“Why is she so angry? I told her I was sorry two months ago. I can’t believe she won’t let this go. Why can’t she just move on and let things get back to normal?”
If you are the unfaithful spouse, it’s very likely that you’ve said these words to yourself before. You may have even said them out loud to your extremely emotional betrayed spouse. You’ve apologized, asked for forgiveness, promised to never cheat again, and you are ready to stop talking and thinking about the affair now. You are tired of your spouse being so distraught over something you regret doing.
But her crying, cussing, and condemning are not all bad for your situation. In fact, they can be quite healing.
Whether or not your spouse suspected that you were having an affair, her world was shattered the day she found out the truth that you cheated on her. What she felt in her body and mind was trauma. Life as she knew it ended that day. Her stability ruptured. Her future suddenly became uncertain.
Recovery from a life-upending trauma takes time. She needs to grieve what she lost. She lost a relationship she thought she knew. She lost a trust she thought she held. It’s not that she can never get those things back, but she needs to grieve her loss in her own way first.
As hard as it is for you to listen to her anger and live with a person who is in the midst of emotional upheaval, it is better for both of you in the long run if she can work through her feelings now. If your spouse tries to downplay her emotions they will well up in the future. If she doesn’t get through her grief and anger now, she will be subject to bitterness and resentment in the months and years to come. It’s better to get the “ugly” feelings out there now and deal with them than to suppress them and allow them to fester under the surface.
Not only is it good for your spouse’s state of mind to work through her grief and anger, it is also good for you, the unfaithful spouse.
At first glance you may not see how it could possibly be good for you to experience the vehemence of her tears and raging, but consider the alternative. If she had zero or very little reaction to what you did to her there would be something very wrong in your marriage. The passion with which she loves you is reflected in the anger with which she now chews you out. Your spouse should be jealous for you. Her emotions prove to you the fervency of her feelings about what you two have together.
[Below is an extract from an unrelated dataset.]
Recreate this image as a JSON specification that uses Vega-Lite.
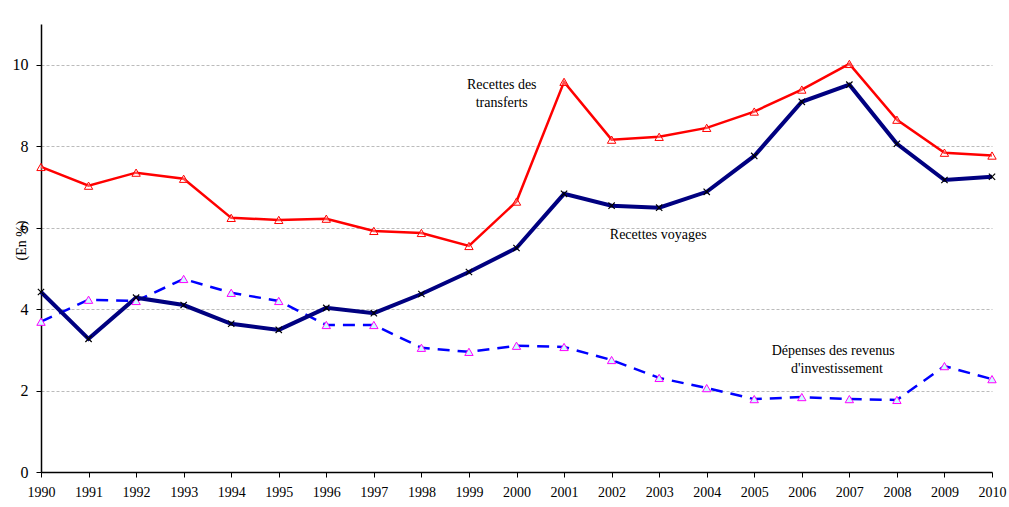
{
  "$schema": "https://vega.github.io/schema/vega-lite/v6.json",
  "width": 951,
  "height": 448,
  "autosize": "none",
  "padding": {"left": 41, "top": 24, "right": 17, "bottom": 35},
  "background": "white",
  "config": {
    "view": {"stroke": null},
    "font": "'Liberation Serif', 'Times New Roman', serif",
    "axis": {"labelFont": "'Liberation Serif', 'Times New Roman', serif", "titleFont": "'Liberation Serif', 'Times New Roman', serif", "labelColor": "#000", "titleColor": "#000", "domainColor": "#000", "tickColor": "#000"}
  },
  "datasets": {
    "series": [
      {"year": 1990, "series": "transferts", "value": 7.49},
      {"year": 1991, "series": "transferts", "value": 7.03},
      {"year": 1992, "series": "transferts", "value": 7.35},
      {"year": 1993, "series": "transferts", "value": 7.2},
      {"year": 1994, "series": "transferts", "value": 6.24},
      {"year": 1995, "series": "transferts", "value": 6.19},
      {"year": 1996, "series": "transferts", "value": 6.22},
      {"year": 1997, "series": "transferts", "value": 5.92},
      {"year": 1998, "series": "transferts", "value": 5.87},
      {"year": 1999, "series": "transferts", "value": 5.55},
      {"year": 2000, "series": "transferts", "value": 6.64},
      {"year": 2001, "series": "transferts", "value": 9.58},
      {"year": 2002, "series": "transferts", "value": 8.16},
      {"year": 2003, "series": "transferts", "value": 8.23},
      {"year": 2004, "series": "transferts", "value": 8.45},
      {"year": 2005, "series": "transferts", "value": 8.85},
      {"year": 2006, "series": "transferts", "value": 9.39},
      {"year": 2007, "series": "transferts", "value": 10.02},
      {"year": 2008, "series": "transferts", "value": 8.65},
      {"year": 2009, "series": "transferts", "value": 7.84},
      {"year": 2010, "series": "transferts", "value": 7.77},
      {"year": 1990, "series": "voyages", "value": 4.42},
      {"year": 1991, "series": "voyages", "value": 3.27},
      {"year": 1992, "series": "voyages", "value": 4.28},
      {"year": 1993, "series": "voyages", "value": 4.1},
      {"year": 1994, "series": "voyages", "value": 3.64},
      {"year": 1995, "series": "voyages", "value": 3.49},
      {"year": 1996, "series": "voyages", "value": 4.03},
      {"year": 1997, "series": "voyages", "value": 3.9},
      {"year": 1998, "series": "voyages", "value": 4.37},
      {"year": 1999, "series": "voyages", "value": 4.91},
      {"year": 2000, "series": "voyages", "value": 5.5},
      {"year": 2001, "series": "voyages", "value": 6.83},
      {"year": 2002, "series": "voyages", "value": 6.54},
      {"year": 2003, "series": "voyages", "value": 6.49},
      {"year": 2004, "series": "voyages", "value": 6.88},
      {"year": 2005, "series": "voyages", "value": 7.76},
      {"year": 2006, "series": "voyages", "value": 9.09},
      {"year": 2007, "series": "voyages", "value": 9.51},
      {"year": 2008, "series": "voyages", "value": 8.06},
      {"year": 2009, "series": "voyages", "value": 7.17},
      {"year": 2010, "series": "voyages", "value": 7.25},
      {"year": 1990, "series": "investissement", "value": 3.69},
      {"year": 1991, "series": "investissement", "value": 4.23},
      {"year": 1992, "series": "investissement", "value": 4.2},
      {"year": 1993, "series": "investissement", "value": 4.74},
      {"year": 1994, "series": "investissement", "value": 4.4},
      {"year": 1995, "series": "investissement", "value": 4.2},
      {"year": 1996, "series": "investissement", "value": 3.61},
      {"year": 1997, "series": "investissement", "value": 3.61},
      {"year": 1998, "series": "investissement", "value": 3.05},
      {"year": 1999, "series": "investissement", "value": 2.95},
      {"year": 2000, "series": "investissement", "value": 3.1},
      {"year": 2001, "series": "investissement", "value": 3.07},
      {"year": 2002, "series": "investissement", "value": 2.75},
      {"year": 2003, "series": "investissement", "value": 2.31},
      {"year": 2004, "series": "investissement", "value": 2.06},
      {"year": 2005, "series": "investissement", "value": 1.79},
      {"year": 2006, "series": "investissement", "value": 1.84},
      {"year": 2007, "series": "investissement", "value": 1.79},
      {"year": 2008, "series": "investissement", "value": 1.77},
      {"year": 2009, "series": "investissement", "value": 2.6},
      {"year": 2010, "series": "investissement", "value": 2.28}
    ],
    "labels": [
      {"x": 1999.69, "y": 9.5, "text": "Recettes des"},
      {"x": 1999.69, "y": 9.06, "text": "transferts"},
      {"x": 2002.98, "y": 5.82, "text": "Recettes voyages"},
      {"x": 2006.66, "y": 2.97, "text": "Dépenses des revenus"},
      {"x": 2006.74, "y": 2.53, "text": "d'investissement"}
    ]
  },
  "encoding": {
    "x": {
      "field": "year", "type": "quantitative",
      "scale": {"domain": [1990, 2010], "nice": false, "zero": false},
      "axis": {"values": [1990,1991,1992,1993,1994,1995,1996,1997,1998,1999,2000,2001,2002,2003,2004,2005,2006,2007,2008,2009,2010], "format": "d", "title": null, "grid": false, "labelFontSize": 14, "labelPadding": 8, "tickSize": 5, "domainWidth": 1.5, "labelOverlap": false, "labelFlush": false}
    },
    "y": {
      "field": "value", "type": "quantitative",
      "scale": {"domain": [0, 11], "nice": false},
      "axis": {"values": [0,2,4,6,8,10], "title": "(En %)", "titleFontSize": 14, "titleFontWeight": "normal", "titleX": -20, "titleY": 216, "titleAngle": -90, "titleBaseline": "middle", "titleAlign": "center", "labelFontSize": 16, "labelPadding": 8, "tickSize": 5, "domainWidth": 1.5, "grid": true, "gridColor": "#bbbbbb", "gridDash": [3, 2], "gridWidth": 1}
    }
  },
  "layer": [
    {
      "data": {"name": "series"},
      "transform": [{"filter": "datum.series == 'investissement'"}],
      "mark": {"type": "line", "color": "#0000ff", "strokeWidth": 2.5, "strokeDash": [12, 8]}
    },
    {
      "data": {"name": "series"},
      "transform": [{"filter": "datum.series == 'voyages'"}],
      "mark": {"type": "line", "color": "#000080", "strokeWidth": 4}
    },
    {
      "data": {"name": "series"},
      "transform": [{"filter": "datum.series == 'transferts'"}],
      "mark": {"type": "line", "color": "#ff0000", "strokeWidth": 2.5}
    },
    {
      "data": {"name": "series"},
      "transform": [{"filter": "datum.series == 'investissement'"}],
      "mark": {"type": "point", "shape": "triangle-up", "size": 70, "filled": true, "fill": "#ccffff", "stroke": "#ff00ff", "strokeWidth": 1, "opacity": 1}
    },
    {
      "data": {"name": "series"},
      "transform": [{"filter": "datum.series == 'voyages'"}],
      "mark": {"type": "point", "shape": "M-1,-1L1,1M-1,1L1,-1", "size": 40, "filled": false, "stroke": "#000000", "strokeWidth": 1.2, "opacity": 1}
    },
    {
      "data": {"name": "series"},
      "transform": [{"filter": "datum.series == 'transferts'"}],
      "mark": {"type": "point", "shape": "triangle-up", "size": 70, "filled": true, "fill": "#ffffff", "fillOpacity": 0.3, "stroke": "#ff0000", "strokeWidth": 1, "opacity": 1}
    },
    {
      "data": {"name": "labels"},
      "mark": {"type": "text", "font": "'Liberation Serif', 'Times New Roman', serif", "fontSize": 14, "align": "center", "baseline": "middle", "color": "#000"},
      "encoding": {
        "x": {"field": "x", "type": "quantitative"},
        "y": {"field": "y", "type": "quantitative"},
        "text": {"field": "text", "type": "nominal"}
      }
    }
  ]
}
Even more importantly, it’s good for you to see how much you hurt your spouse simply because it is part of your healing process. After you disclose the affair to your spouse, you feel horrible about yourself. You broke a vow you made to someone you love. You need to see there are consequences to your actions. You need to feel hurt when you see how much you hurt your spouse. You did not act in a way that is consistent with the person you want to be. When you feel the consequences of your actions more acutely, you are more likely to seek the help you need, be empathetic to your spouse, and never repeat the actions that got you here in the first place.
Try to take a different perspective about your spouse’s volatile emotions.
Can you choose to see her angry outbursts, name-calling, and accusations as a bid for connection? Even though she is emotionally beside herself, she is still trying to engage with you. You’ve hurt her so deeply that she has every right to walk away from you and never look back. She has every right to protect herself from all interactions with you forever. Yet she is looking you in the face and speaking her mind. She’s asking you questions that she believes will help her put the pieces of this puzzle she doesn’t understand together. She’s trying to figure out how your relationship is broken and how deeply so that she can determine what to do next.
She needs you to hang in there. She needs you to put aside your discomfort with her tone of voice and seemingly constant need to talk about the affair and be there for her. She needs you to answer her questions. She needs empathy. She needs patience. She needs acceptance, affirmation, and probably touch if she can allow you to comfort her with a hug or a hand squeeze.
As hard as it is for you to allow her to express her emotions at your expense, this is part of the process of moving past the pain and moving on toward recovery. Prove your maturity and commitment to healing the relationship by hanging in there and giving her the time she needs to process all that has happened in her life.